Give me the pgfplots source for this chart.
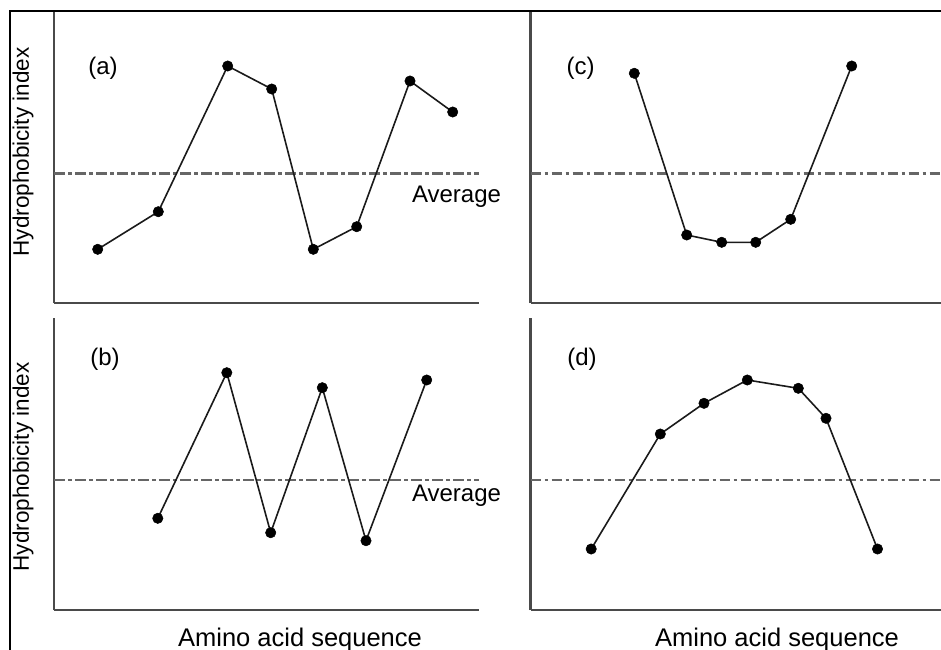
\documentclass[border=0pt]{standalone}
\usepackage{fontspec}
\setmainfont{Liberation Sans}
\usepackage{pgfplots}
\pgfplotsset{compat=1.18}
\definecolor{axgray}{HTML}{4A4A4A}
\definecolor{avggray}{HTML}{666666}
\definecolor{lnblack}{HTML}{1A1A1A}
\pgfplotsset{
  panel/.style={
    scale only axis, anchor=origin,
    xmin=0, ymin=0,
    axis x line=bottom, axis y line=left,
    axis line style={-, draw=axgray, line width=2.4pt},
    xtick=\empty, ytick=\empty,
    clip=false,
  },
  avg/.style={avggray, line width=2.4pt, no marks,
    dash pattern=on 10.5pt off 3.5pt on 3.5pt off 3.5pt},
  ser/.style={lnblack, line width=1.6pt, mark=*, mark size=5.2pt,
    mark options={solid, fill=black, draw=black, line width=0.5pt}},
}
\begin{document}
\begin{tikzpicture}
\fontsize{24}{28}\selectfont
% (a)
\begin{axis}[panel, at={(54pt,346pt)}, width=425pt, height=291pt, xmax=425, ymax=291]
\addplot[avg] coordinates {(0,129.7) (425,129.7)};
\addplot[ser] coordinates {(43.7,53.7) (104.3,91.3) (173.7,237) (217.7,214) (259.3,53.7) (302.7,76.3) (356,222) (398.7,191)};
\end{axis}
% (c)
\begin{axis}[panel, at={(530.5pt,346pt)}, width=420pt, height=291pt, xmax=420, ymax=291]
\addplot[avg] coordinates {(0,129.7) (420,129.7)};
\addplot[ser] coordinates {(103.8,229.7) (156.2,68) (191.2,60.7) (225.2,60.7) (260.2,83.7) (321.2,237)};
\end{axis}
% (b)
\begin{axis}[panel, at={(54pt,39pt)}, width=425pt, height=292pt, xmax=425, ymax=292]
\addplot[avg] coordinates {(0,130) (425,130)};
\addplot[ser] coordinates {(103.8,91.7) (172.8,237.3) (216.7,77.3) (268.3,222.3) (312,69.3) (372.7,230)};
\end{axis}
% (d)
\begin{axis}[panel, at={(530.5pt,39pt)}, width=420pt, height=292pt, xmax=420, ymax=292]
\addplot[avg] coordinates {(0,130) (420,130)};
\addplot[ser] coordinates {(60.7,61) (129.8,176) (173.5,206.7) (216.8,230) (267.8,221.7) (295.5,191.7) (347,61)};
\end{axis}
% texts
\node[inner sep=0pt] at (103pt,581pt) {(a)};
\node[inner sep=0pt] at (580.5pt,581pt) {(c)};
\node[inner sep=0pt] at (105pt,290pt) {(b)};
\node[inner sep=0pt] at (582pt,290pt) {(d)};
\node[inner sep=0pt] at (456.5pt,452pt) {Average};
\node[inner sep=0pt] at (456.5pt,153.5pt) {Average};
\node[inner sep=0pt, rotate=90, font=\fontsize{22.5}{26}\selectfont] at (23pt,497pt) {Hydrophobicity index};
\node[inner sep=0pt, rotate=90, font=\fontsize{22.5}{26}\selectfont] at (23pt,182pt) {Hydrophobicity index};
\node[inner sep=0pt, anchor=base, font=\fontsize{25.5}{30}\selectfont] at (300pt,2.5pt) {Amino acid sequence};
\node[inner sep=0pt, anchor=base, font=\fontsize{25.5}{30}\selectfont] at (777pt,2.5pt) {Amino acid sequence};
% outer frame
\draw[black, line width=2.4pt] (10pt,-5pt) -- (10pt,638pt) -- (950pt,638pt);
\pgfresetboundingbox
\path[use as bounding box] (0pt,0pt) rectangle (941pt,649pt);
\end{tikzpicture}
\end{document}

-- -- --

* _What you will do_
Repeat all of the data above word for word, minus the pictures.

* _Exercise answer_
Give me the pgfplots source for this chart.
\documentclass[border=0pt]{standalone}
\usepackage{fontspec}
\setmainfont{Liberation Sans}
\usepackage{pgfplots}
\pgfplotsset{compat=1.18}
\definecolor{axgray}{HTML}{4A4A4A}
\definecolor{avggray}{HTML}{666666}
\definecolor{lnblack}{HTML}{1A1A1A}
\pgfplotsset{
  panel/.style={
    scale only axis, anchor=origin,
    xmin=0, ymin=0,
    axis x line=bottom, axis y line=left,
    axis line style={-, draw=axgray, line width=2.4pt},
    xtick=\empty, ytick=\empty,
    clip=false,
  },
  avg/.style={avggray, line width=2.4pt, no marks,
    dash pattern=on 10.5pt off 3.5pt on 3.5pt off 3.5pt},
  ser/.style={lnblack, line width=1.6pt, mark=*, mark size=5.2pt,
    mark options={solid, fill=black, draw=black, line width=0.5pt}},
}
\begin{document}
\begin{tikzpicture}
\fontsize{24}{28}\selectfont
% (a)
\begin{axis}[panel, at={(54pt,346pt)}, width=425pt, height=291pt, xmax=425, ymax=291]
\addplot[avg] coordinates {(0,129.7) (425,129.7)};
\addplot[ser] coordinates {(43.7,53.7) (104.3,91.3) (173.7,237) (217.7,214) (259.3,53.7) (302.7,76.3) (356,222) (398.7,191)};
\end{axis}
% (c)
\begin{axis}[panel, at={(530.5pt,346pt)}, width=420pt, height=291pt, xmax=420, ymax=291]
\addplot[avg] coordinates {(0,129.7) (420,129.7)};
\addplot[ser] coordinates {(103.8,229.7) (156.2,68) (191.2,60.7) (225.2,60.7) (260.2,83.7) (321.2,237)};
\end{axis}
% (b)
\begin{axis}[panel, at={(54pt,39pt)}, width=425pt, height=292pt, xmax=425, ymax=292]
\addplot[avg] coordinates {(0,130) (425,130)};
\addplot[ser] coordinates {(103.8,91.7) (172.8,237.3) (216.7,77.3) (268.3,222.3) (312,69.3) (372.7,230)};
\end{axis}
% (d)
\begin{axis}[panel, at={(530.5pt,39pt)}, width=420pt, height=292pt, xmax=420, ymax=292]
\addplot[avg] coordinates {(0,130) (420,130)};
\addplot[ser] coordinates {(60.7,61) (129.8,176) (173.5,206.7) (216.8,230) (267.8,221.7) (295.5,191.7) (347,61)};
\end{axis}
% texts
\node[inner sep=0pt] at (103pt,581pt) {(a)};
\node[inner sep=0pt] at (580.5pt,581pt) {(c)};
\node[inner sep=0pt] at (105pt,290pt) {(b)};
\node[inner sep=0pt] at (582pt,290pt) {(d)};
\node[inner sep=0pt] at (456.5pt,452pt) {Average};
\node[inner sep=0pt] at (456.5pt,153.5pt) {Average};
\node[inner sep=0pt, rotate=90, font=\fontsize{22.5}{26}\selectfont] at (23pt,497pt) {Hydrophobicity index};
\node[inner sep=0pt, rotate=90, font=\fontsize{22.5}{26}\selectfont] at (23pt,182pt) {Hydrophobicity index};
\node[inner sep=0pt, anchor=base, font=\fontsize{25.5}{30}\selectfont] at (300pt,2.5pt) {Amino acid sequence};
\node[inner sep=0pt, anchor=base, font=\fontsize{25.5}{30}\selectfont] at (777pt,2.5pt) {Amino acid sequence};
% outer frame
\draw[black, line width=2.4pt] (10pt,-5pt) -- (10pt,638pt) -- (950pt,638pt);
\pgfresetboundingbox
\path[use as bounding box] (0pt,0pt) rectangle (941pt,649pt);
\end{tikzpicture}
\end{document}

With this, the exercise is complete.